When foreign nationals want to apply for permanent residence in Canada under one of three federal immigration programs or a participating provincial immigration program, they first submit an online profile known as an Expression of interest (EOI), to the Express Entry Pool of the Express Entry system.

The candidates’ profiles are ranked against each other according to a points-based system called the Comprehensive Ranking System (CRS). The highest-ranked candidates are then considered for Invitations to Apply (ITAs) for permanent residence.

Work Experience Strongly Linked With Immigrant’s Desire To Stay

Not surprisingly, the same kind of factors that boost an applicant’s chances of receiving an ITA, including having had a job in a pertinent field, also help him or her settle in the region of Canada of his or her choice.

“Among immigrants admitted in 2014, those with work experience more often stayed in their province or territory of admission, indicating that having employment is a key factor for retention,” states Statistics Canada.

“Higher retention rates were observed among immigrants with asylum claims, 93 per cent, or work permits only, 90.2 per cent, prior to admission, while lower retention rates were observed among immigrants who had only study permits, at 79.1 per cent, or study permits in addition to work permits at 81.3 per cent, prior to admission.”

Statistics Canada analysts suggest the reason for that may be that students are more likely to move to land good jobs. 

Immigrants Seen As Solution To Canada’s Labour Shortages

Since 2014 when Canada welcomed 260,411 immigrants, the number of new permanent residents annually has exploded, rising almost 54 per cent to hit just over 401,000 last year. Ottawa is hoping to welcome 411,000 this year. 

Faced with extensive labour shortages, Canada is bullish on immigration to fill jobs that are going begging for a want of qualified Canadians to fill them.

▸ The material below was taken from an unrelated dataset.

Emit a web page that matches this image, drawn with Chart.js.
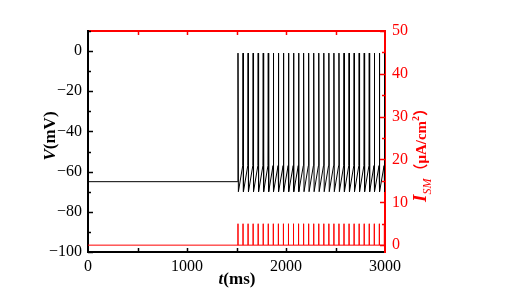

“Canada needs immigration to drive our economy, enrich our society and support our aging population,” Immigration, Refugees and Citizenship Canada (IRCC) has stated.

“One in three Canadian businesses is owned by an immigrant, and one in four healthcare workers is a newcomer. Business, labour market experts and economists all agree that immigration creates jobs, spurs innovation and helps address labour shortages. 

“New Canadians contribute to communities across our country every day, and we will continue welcoming more of them as we build the Canada of tomorrow.”